Back at Mr. X, Ben Simons, visual effects artist, set up Houdini to deliver a wide variety of shots including the final stand off scene.


“We used Houdini to model and animate the tentacles of the tyrant in the final battle sequence,” said Simons. “We integrated wire dynamics into our animation rig in Houdini. These wires were then used to model the tyrant’s tentacles and allowed each tentacle to relate to itself, and the environment around it. This integrated approach meant that all the dynamic properties such as mass and gravity were embedded right in the model.”
When the tentacles in the scene collided with each other, the room and the Alice character, all these embedded dynamic properties made it possible for Mr. X to easily update simulations. The resulting solution was very reliable and responsive to the changes requested by the film-maker and the production team.
“Not only did we save time but we added a sense of realism to the animation that would have been hard to achieve with a traditional approach. We were able to run multiple iterations of our shots to explore all the production team’s ideas on the fly,” said Simons. “The beauty of Houdini’s procedural system is that it allows us to make a change that ripples through the whole network in one click.”

Integrated Dynamics
The power of Houdini and its node-based workflow really showed itself when Mr. X began designing the environment dynamics for the final standoff scene. One area of focus for Mr. X was interpreting the visual effects gap between the artistic conception of the opening scene and the post battle scene concept provided by the film’s producers. Bridging the two shots with special effects meant moving from a dining room where the two opponents faced off against each other and the final shot where the battle is over and the room’s floor boards are ripped apart.
“In the final fight scene, we used Houdini 9 to create the room itself. In Houdini 9 you can couple dynamic networks together and use one to drive another.” said Simons. “We produced one rigid body system to model the floor then we set up a procedural explosion that fractured the boards so that they extended from the Alice character towards the tyrant.”

Not only were the explosion and force dynamics easy to work with, but Mr. X was able to quickly integrate a fluid-based dust simulation into the explosion. Using about 50 different dynamic operators, the volume-based fluid box representing the whole room was able to integrate with the rigid body simulation of the floor boards and create a result where the whole fluid box was pushed apart in reaction to the explosion.
“So much of this effect is not seen by the audience because we didn’t render the fluid directly. Instead we used a process called advecting where we added particles to the air and a dust render to the particles,” said Simons. “The beauty of it is that the dust reacts directly to the movement and explosion of the floor board in a seamless but adjustable model.”

Raising the bar
Using Houdini allowed the team at Mr. X to do highly creative and detailed work that moved the meter on creative quality while creating a production environment where they could work with the film director to quickly and easily channel his vision for each effect.
“Houdini helped us work efficiently and do a lot of smart work up front but the biggest benefit was how it changed our production process,” said Berardi. “We set up a room where Paul could come into Post Production and direct the amount of force, spread, amplitude and debris. In these sessions, he got exactly what he wanted right there and then.”
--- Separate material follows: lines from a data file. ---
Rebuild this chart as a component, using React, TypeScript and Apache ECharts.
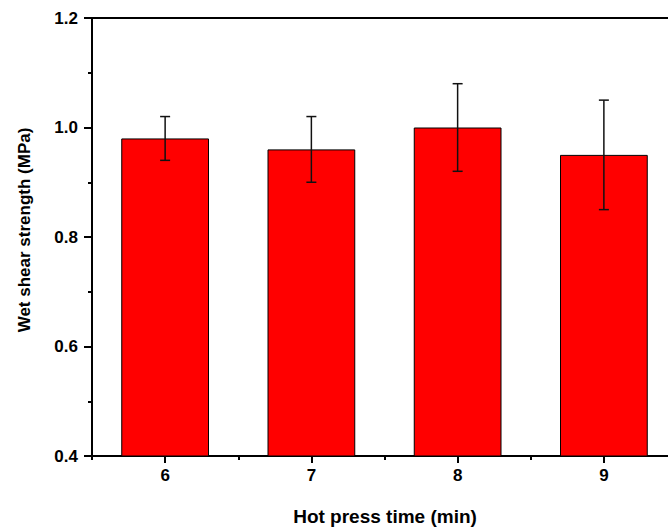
import React, { useEffect, useRef } from "react";
import * as echarts from "echarts";

const categories = ["6", "7", "8", "9"];
const values = [0.98, 0.96, 1.0, 0.95];
const errLow = [0.94, 0.9, 0.92, 0.85];
const errHigh = [1.02, 1.02, 1.08, 1.05];
const yTicks = { min: 0.4, max: 1.2, interval: 0.2 };
const xTitle = "Hot press time (min)";
const yTitle = "Wet shear strength (MPa)";

const FONT = "'Liberation Sans', Arial, Helvetica, sans-serif";

export default function App() {
  const ref = useRef<HTMLDivElement>(null);
  useEffect(() => {
    if (!ref.current) return;
    const chart = echarts.init(ref.current, null, { renderer: "svg" });
    const errData = categories.map((_, i) => [i, errLow[i], errHigh[i]]);
    chart.setOption({
      animation: false,
      backgroundColor: "#fff",
      grid: {
        left: 92,
        top: 18,
        width: 585,
        height: 438,
        show: true,
        borderColor: "#000",
        borderWidth: 2,
        backgroundColor: "transparent",
        containLabel: false,
        outerBoundsMode: "none",
      },
      xAxis: [
        {
          type: "category",
          data: categories,
          boundaryGap: true,
          axisLine: { show: true, lineStyle: { color: "#000", width: 2 } },
          axisTick: { show: true, alignWithLabel: true, length: 7, lineStyle: { color: "#000", width: 2 } },
          axisLabel: {
            color: "#000",
            fontFamily: FONT,
            fontWeight: "bold",
            fontSize: 17,
            margin: 11,
          },
          splitLine: { show: false },
        },
        {
          type: "category",
          data: categories,
          position: "bottom",
          boundaryGap: true,
          axisLine: { show: false },
          axisTick: { show: true, alignWithLabel: false, length: 4, lineStyle: { color: "#000", width: 2 } },
          axisLabel: { show: false },
          splitLine: { show: false },
        },
      ],
      yAxis: {
        type: "value",
        min: yTicks.min,
        max: yTicks.max,
        interval: yTicks.interval,
        axisLine: { show: true, lineStyle: { color: "#000", width: 2 } },
        axisTick: { show: true, length: 8, lineStyle: { color: "#000", width: 2 } },
        minorTick: { show: true, splitNumber: 2, length: 4, lineStyle: { color: "#000", width: 2 } },
        axisLabel: {
          color: "#000",
          fontFamily: FONT,
          fontWeight: "bold",
          fontSize: 17,
          margin: 14,
          formatter: (v: number) => v.toFixed(1),
        },
        splitLine: { show: false },
      },
      graphic: [
        {
          type: "text",
          x: 24,
          y: 230,
          rotation: Math.PI / 2,
          style: {
            text: yTitle,
            fill: "#000",
            font: `bold 17px ${FONT}`,
            textAlign: "center",
            textVerticalAlign: "middle",
          },
        },
        {
          type: "text",
          x: 385,
          y: 516,
          style: {
            text: xTitle,
            fill: "#000",
            font: `bold 19px ${FONT}`,
            textAlign: "center",
            textVerticalAlign: "middle",
          },
        },
      ],
      series: [
        {
          type: "bar",
          data: values,
          barWidth: "60%",
          xAxisIndex: 0,
          itemStyle: { color: "#ff0000", borderColor: "#000", borderWidth: 1 },
        },
        {
          type: "custom",
          data: errData,
          xAxisIndex: 0,
          z: 10,
          renderItem: (params: any, api: any) => {
            const x = api.value(0);
            const lo = api.coord([x, api.value(1)]);
            const hi = api.coord([x, api.value(2)]);
            const cap = 5;
            const style = { stroke: "#111", lineWidth: 1.5 };
            return {
              type: "group",
              children: [
                { type: "line", shape: { x1: hi[0], y1: hi[1], x2: lo[0], y2: lo[1] }, style },
                { type: "line", shape: { x1: hi[0] - cap, y1: hi[1], x2: hi[0] + cap, y2: hi[1] }, style },
                { type: "line", shape: { x1: lo[0] - cap, y1: lo[1], x2: lo[0] + cap, y2: lo[1] }, style },
              ],
            };
          },
        },
      ],
    });
    return () => chart.dispose();
  }, []);
  return (
    <div
      ref={ref}
      style={{ position: "absolute", left: 0, top: 0, width: 668, height: 527 }}
    />
  );
}
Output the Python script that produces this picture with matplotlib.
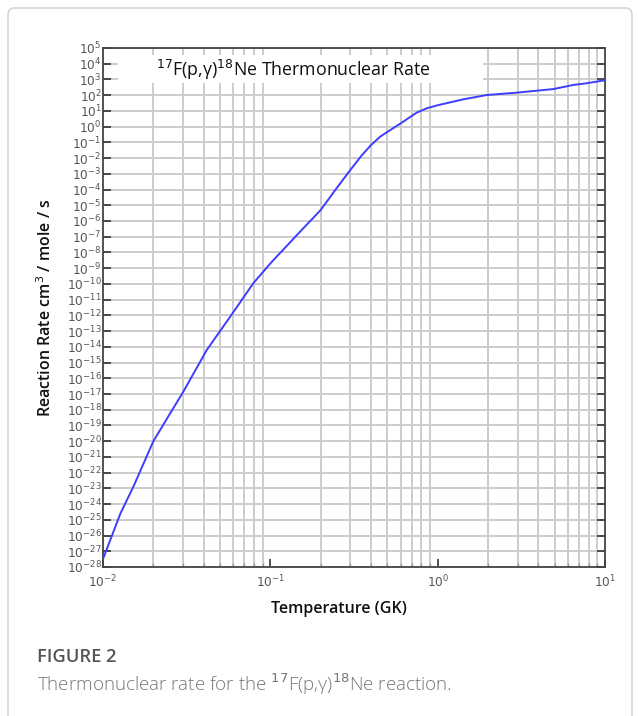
import numpy as np
import matplotlib
matplotlib.use("Agg")
import matplotlib.pyplot as plt
from matplotlib.patches import FancyBboxPatch, Rectangle
from matplotlib.ticker import FixedLocator, NullFormatter, NullLocator

# temperature (GK) and reaction rate (cm^3 / mole / s)
temperature = [0.0100, 0.0127, 0.0152, 0.0200, 0.0240, 0.0302, 0.0417, 0.0574,
               0.0791, 0.100, 0.114, 0.150, 0.200, 0.250, 0.300, 0.350, 0.400,
               0.453, 0.600, 0.750, 0.861, 1.00, 1.43, 1.96, 2.97, 4.92, 6.47,
               7.78, 10.0]
rate = [3.2e-28, 2.5e-25, 1.3e-23, 1.0e-20, 2.5e-19, 1.4e-17, 6.3e-15, 7.9e-13,
        1.1e-10, 2.0e-9, 8.9e-9, 2.0e-7, 5.0e-6, 1.3e-4, 1.7e-3, 1.4e-2,
        6.8e-2, 0.23, 1.6, 7.8, 14.8, 22.9, 55.0, 102.0, 145.0, 245.0, 447.0,
        575.0, 891.0]

y_exponents = list(range(-28, 6))
x_exponents = [-2, -1, 0, 1]

title = r"$^{17}$F(p,γ)$^{18}$Ne Thermonuclear Rate"
caption_head = "FIGURE 2"
caption = r"Thermonuclear rate for the $^{17}$F(p,γ)$^{18}$Ne reaction."

plt.rcParams['font.family'] = ['Open Sans', 'DejaVu Sans']

fig = plt.figure(figsize=(6.38, 7.16), dpi=100)

# light frame around the figure
frame = FancyBboxPatch((8 / 638, -0.05), 624 / 638, 1.05 - 8 / 716,
                       boxstyle="round,pad=0,rounding_size=0.01",
                       transform=fig.transFigure, facecolor="none",
                       edgecolor="#cfcfcf", linewidth=1.0)
fig.patches.append(frame)

ax = fig.add_axes([103 / 638, 1 - 567 / 716, 502 / 638, 519 / 716])
ax.set_xscale("log")
ax.set_yscale("log")
ax.set_xlim(1e-2, 1e1)
ax.set_ylim(1e-28, 1e5)

yt = [10.0 ** e for e in y_exponents]
ax.yaxis.set_major_locator(FixedLocator(yt))
ax.set_yticklabels([r"$10^{%d}$" % e for e in y_exponents])
ax.yaxis.set_minor_locator(NullLocator())

xt = [10.0 ** e for e in x_exponents]
ax.xaxis.set_major_locator(FixedLocator(xt))
ax.set_xticklabels([r"$10^{%d}$" % e for e in x_exponents])
xminor = [m * 10.0 ** e for e in x_exponents[:-1] for m in range(2, 10)]
ax.xaxis.set_minor_locator(FixedLocator(xminor))
ax.xaxis.set_minor_formatter(NullFormatter())

ax.grid(True, which="major", axis="y", color="#cccccc", linewidth=1.4, zorder=0)
ax.grid(True, which="minor", axis="x", color="#cccccc", linewidth=1.4, zorder=0)

ax.tick_params(axis="y", which="major", direction="in", length=6, width=1.2,
               right=True, labelsize=8.7, labelcolor="#555555", pad=1,
               color="#333333")
ax.tick_params(axis="x", which="major", direction="in", length=6, width=1.2,
               labelsize=8.7, labelcolor="#555555", pad=5, color="#333333")
ax.tick_params(axis="x", which="minor", direction="in", length=3, width=1.0,
               color="#999999")
for s in ax.spines.values():
    s.set_color("#444444")
    s.set_linewidth(1.3)

ax.plot(temperature, rate, color="#3d3dff", linewidth=1.4, zorder=3)

# white box behind the title
ax.add_patch(Rectangle((0.030, 0.9326), 0.727, 0.054, transform=ax.transAxes,
                       facecolor="white", edgecolor="none", zorder=2))
ax.text(0.105, 0.958, title, transform=ax.transAxes, fontsize=12.8,
        color="#111111", va="center", ha="left", zorder=4)

ax.set_xlabel("Temperature (GK)", fontsize=11.5, fontweight="semibold",
              color="#111111", labelpad=8)
ax.xaxis.set_label_coords(0.47, -0.066)
ax.set_ylabel(r"Reaction Rate cm$^3$ / mole / s", fontsize=11.5,
              fontweight="semibold", color="#111111", labelpad=8)

fig.text(37 / 638, 1 - 657 / 716, caption_head, fontsize=13.2, color="#555555",
         va="center", ha="left", fontweight="semibold")
fig.text(37 / 638, 1 - 684 / 716, caption, fontsize=13.5, color="#777777",
         va="center", ha="left", fontweight="light")

fig.savefig("out.png", dpi=100)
Berardi credits the approach as being a big reason for why Paul Anderson hired Mr. X for his latest project, Death Race, with a bigger budget and bigger demands for visual effects. Film-making is a highly personal business and directors demand and expect the best from their effects team.
“Resident Evil Extinction was a number one movie for a major studio [Sony] and allowed us to get some real street cred in the always competitive film industry,” said Berardi who noted the success Mr. X enjoyed with the film can be traced back to the pitch process and what it takes to gain the confidence of film makers.

“When a director challenges you to achieve his vision he doesn’t want hear about how you will limit the scope and scale of his creativity. He wants to hear how you’re going to push the limits,” said Berardi. “To succeed in this business you have to pitch with passion and have confidence in your team and the tools they use. Houdini gives my team more confidence and allows us to go for it without reservation and that is a great recipe for success.”